CBE's argument in this regard is that section 30005, subdivision (b) requires that nuisance abatement decisions be made by the City, not the Commission. CBE contends "[t]he degree to which the remedy is perfectly tailored to the public injury is a matter between the City and the property owner, CUE . Section 30005[, subdivision] (b) does not authorize a Commission-led 'Monday morning quarterbacking' session to reevaluate that fit. After all, the central purpose of [s]section 30005[, subdivision] (b) is to ensure that the Commission does not take action that limits or precludes what a local government deems necessary to abate a nuisance." Similarly, CBE finds Monterey, supra, 120 Cal.App.3d 799, to be irrelevant because it does not address "how to determine whether a nuisance abatement is excessive or fraudulent, and who gets to decide those issues." As long as the City is the decision maker, CBE is evidently satisfied that section 30005, subdivision (b) does not apply. CBE can thus concede on the one hand that the City was required to issue a CDP for the nuisance abatement here, but maintain on the other hand that the Commission lacks jurisdiction to hear an appeal of that CDP.
However, CBE cannot persuasively distinguish between these two stages of the CDP process.
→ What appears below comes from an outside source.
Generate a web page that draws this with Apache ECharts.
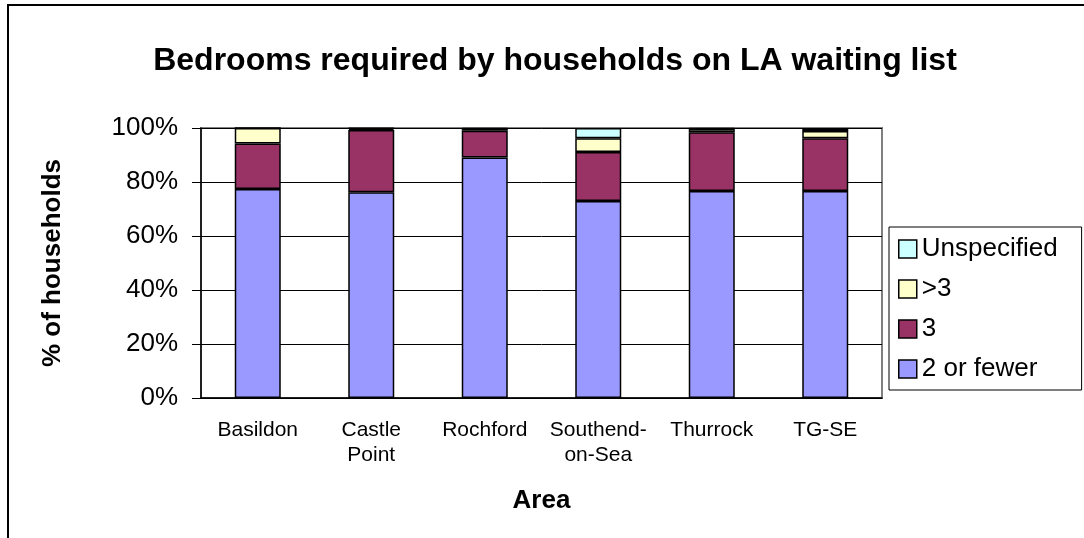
<!DOCTYPE html>
<html>
<head>
<meta charset="utf-8">
<script src="https://cdn.jsdelivr.net/npm/echarts@6/dist/echarts.min.js"></script>
<style>
  body { margin: 0; background: #fff; }
  #main { width: 1084px; height: 538px; }
</style>
</head>
<body>
<div id="main"></div>
<script>
// values (percent of households)
var areas = ['Basildon', 'Castle\nPoint', 'Rochford', 'Southend-\non-Sea', 'Thurrock', 'TG-SE'];
var twoOrFewer = [77.4, 76.2, 89.1, 73.0, 76.7, 76.7];
var three = [16.9, 23.1, 9.9, 18.1, 21.7, 19.5];
var moreThan3 = [5.7, 0.5, 0.7, 5.1, 1.2, 2.7];
var unspecified = [0, 0.2, 0.3, 3.8, 0.4, 1.1];
var yTicks = [0, 20, 40, 60, 80, 100];

var chart = echarts.init(document.getElementById('main'));
var font = 'Arial, "Liberation Sans", sans-serif';

function barSeries(name, data, color) {
    return {
        name: name,
        type: 'bar',
        stack: 'all',
        barWidth: 46,
        data: data,
        itemStyle: { color: color, borderColor: '#000', borderWidth: 1.5 }
    };
}

chart.setOption({
    animation: false,
    textStyle: { fontFamily: font },
    title: {
        text: 'Bedrooms required by households on LA waiting list',
        left: 550,
        top: 40,
        textAlign: 'center',
        textStyle: { fontSize: 32, fontWeight: 'bold', color: '#000', fontFamily: font }
    },
    graphic: [{
        type: 'rect',
        shape: { x: 8, y: 5, width: 1200, height: 700 },
        style: { fill: 'none', stroke: '#000', lineWidth: 2 },
        silent: true
    }],
    grid: {
        left: 201, right: 202, top: 128, bottom: 140,
        show: true, borderColor: '#808080', borderWidth: 2
    },
    legend: {
        data: ['Unspecified', '>3', '3', '2 or fewer'],
        orient: 'vertical',
        left: 889,
        top: 227,
        padding: [9, 24, 8, 9],
        itemGap: 14,
        itemWidth: 18,
        itemHeight: 18,
        icon: 'rect',
        borderColor: '#000',
        borderWidth: 1,
        itemStyle: { borderColor: '#000', borderWidth: 1.5 },
        textStyle: { fontSize: 26, color: '#000', fontFamily: font, padding: [0, 0, 0, 0] }
    },
    xAxis: {
        type: 'category',
        data: areas,
        name: 'Area',
        nameLocation: 'middle',
        nameGap: 90,
        nameTextStyle: { fontSize: 26, fontWeight: 'bold', color: '#000' },
        axisLine: { lineStyle: { color: '#000', width: 1.5 } },
        axisTick: { length: 7, lineStyle: { color: '#000' } },
        axisLabel: { interval: 0, fontSize: 21, color: '#000', margin: 20, lineHeight: 25 }
    },
    yAxis: {
        type: 'value',
        min: yTicks[0],
        max: yTicks[yTicks.length - 1],
        interval: 20,
        name: '% of households',
        nameLocation: 'middle',
        nameGap: 135,
        nameTextStyle: { fontSize: 26, fontWeight: 'bold', color: '#000' },
        axisLine: { show: true, lineStyle: { color: '#000', width: 1.5 } },
        axisTick: { show: true, length: 9, lineStyle: { color: '#000' } },
        axisLabel: { fontSize: 26, color: '#000', margin: 23, formatter: '{value}%' },
        splitLine: { lineStyle: { color: '#000', width: 1 } }
    },
    series: [
        barSeries('2 or fewer', twoOrFewer, '#9999FF'),
        barSeries('3', three, '#993366'),
        barSeries('>3', moreThan3, '#FFFFCC'),
        barSeries('Unspecified', unspecified, '#CCFFFF')
    ]
});
</script>
</body>
</html>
Section 30005, subdivision (b) refers broadly to provisions of the Coastal Act, not just Commission jurisdiction, as a limitation on a city's nuisance abatement power. If a CDP is required for a nuisance abatement, then a city must adhere to its LCP in deciding how the abatement will be effected. The Coastal Act policies reflected in the LCP*fn7 thus will limit the city's nuisance abatement power when it issues a CDP, just as the Commission's jurisdiction over a CDP appeal limits that power. The city will be the initial decision maker, but the city's decision will be governed by Coastal Act standards. Therefore, if the Coastal Act applies, it applies both when a CDP is issued and when a CDP is appealed. The Coastal Act will either limit a city's nuisance abatement power within the meaning of section 30005, subdivision (b) at both stages, or at neither.
Under section 30005, subdivision (b), application of the Coastal Act turns on whether a development is limited to nuisance abatement. If it is not so confined, then a CDP is required. If a CDP is required, the procedures provided for CDP's, including appeals to the Commission, must be followed. We have concluded that a CDP is required here, and accordingly reject CBE's argument that the Commission lacks jurisdiction to determine the CDP appeal in this case.*fn8
The judgment denying the petition for writ of mandate is affirmed.